Tips on finding the value of antique Bibles
“How much is my old Bible worth?”
We get this question a lot about antique Bibles, and though the answer isn’t in black and white, the bottom line is that the value of an old Bible very often depends on age, condition and rarity.
- How old is it? (1800 or earlier is best)
- What condition is it in?
- How rare is it?
If your old Bible was published the mid-to-late 19th century, or anytime in the 20th century, it’s not going to be worth much.
Let’s learn about a few points that will make a difference in the value of your antique Bible.
Are 20th century Bibles valuable?
In short, no.
The most common question we get is from people who have an old Bible published in the 20th century and are curious about what it is worth.
Old Bibles published between 1900-2000 are almost exclusively considered reading material and unless your copy was owned by someone famous, it is not worth further research.
For instance, Elvis Presley’s personal Bible, published in 1977, sold for $94,000 at auction in 2012. The exact same Bible, not owned by Elvis Presley, is worth $10 or less.
Valuable Bibles are (often) dated 1800 or earlier
There are a few rare exceptions, but if you have a Bible published AFTER about 1800, it is most likely worth very little as there were tremendous numbers of Bibles produced during this time.
According to the International Society of Bible Collectors, American Bible publishing experienced somewhat of an explosion just after the end of the Revolutionary War.
If you have an antique Bible published in America in the very early 19th century, it could possibly have some value.
Condition helps determine value
Whatever their title and whatever their age, books were, and are, meant to be read. Just think about how people have used and cherished Bibles through the years.
Unless they’re gorgeous display-only works of art, Bibles have typically been heavily used by their owners. In fact, second to antique children’s books, thumbed through by little hands, old Bibles tend to suffer the worst when it comes to their condition.
Bibles are heavily used and often tend to be in poor condition.
The Bible is not only the single most printed book in history but it’s also the most read. This is primarily why most old Bibles don’t stand the test of time in terms of condition as well as other books which tend to sit on the shelf.

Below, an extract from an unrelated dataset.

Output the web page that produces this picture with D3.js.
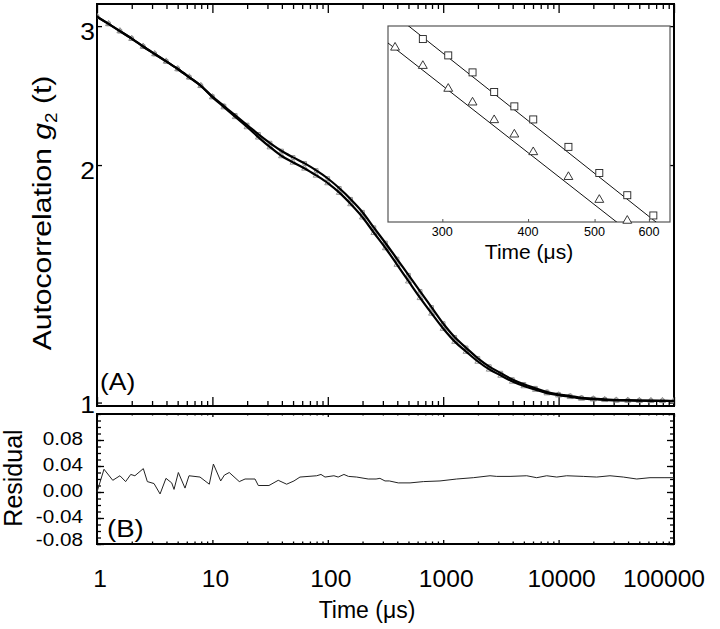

Therefore, it stands to reason why condition becomes an important factor in the value of an antique Bible.
How rare is my antique Bible?
Rarity plays a big part in the worth of an old Bible.
In general, a Bible published from around 1820 – 2000 almost certainly has little or no value. Because Bibles published in that time period are so common today, they are easy to obtain. When a book is easy to obtain and plentiful, it’s not rare, and most times, not very valuable.
One of the exceptions to this guideline is if the Bible is finely bound or has some special characteristic which sets it apart from the crowd, it can have more collectibility.
The Catholic family Bible pictured above is an exception to the rule. Although this Bible was published in the 1880s, it is in wonderful condition with original clasps. These types of family Bibles were very common in the Victorian era and for obvious reasons are still collectible today for their beauty as display pieces. The clasped Bible pictured above sold at one of our auctions for $300.
Exceptionally old Bibles are more desirable
However, the older the Bible, the less important condition becomes.
Due to the relative scarcity of antique Bibles in decent condition which are 200+ years old, their value and collectibility rises.
For example, even an incomplete King James Bible from 1611 can still be worth a considerable amount.
Individual leaves from centuries old Bibles can have value
Sometimes, you don’t even need the entire Bible to have great value on your hands. Some individual leaves from truly rare Bibles can make big money.
The Gutenberg, also known as the 42 Line Bible, was the first substantial book printed around 1455 using “moveable type”, and is probably the most famous and sought after antique Bible.
In fact, just one page from the Gutenberg Bible could be expected to fetch $100,000 or more!
It’s extremely unlikely that any of us have a loose leaf from the original Gutenberg stored up in the attic, but it certainly is mind-blowing to think about the value of just a single page.
What makes an antique Bible collectible?
There are many types of antique Bibles that are collectible for various reasons. Here are just a few of the most popular:
- Beautiful or ornate bindings
- Large vellum clasped folios
- Gorgeous full-plate illustrations
- Early 15th – 17th century woodcuts, maps, later steel engravings
- Chromolithographic printings
- Specific language translations
Beauty and quality craftsmanship go a long way in adding to desirability, and these are definitely factors to consider when evaluating an old Bible.
Biblical historians and scholars often collect antiquarian Bibles for the various translations that have been printed all over the world. In fact, as of 2020 the Bible in its entirety has been translated into 698 languages!
When we evaluate an antique Bible, these are just a basic points we look at. This, combined with the experience dealing with antique books and access to historic auction records help judge the interest for certain types of Bibles in the antiquarian marketplace.
Please note that we do not provide complimentary evaluations on any Bible dated 1820 or later, unless it has some exceptional characteristic.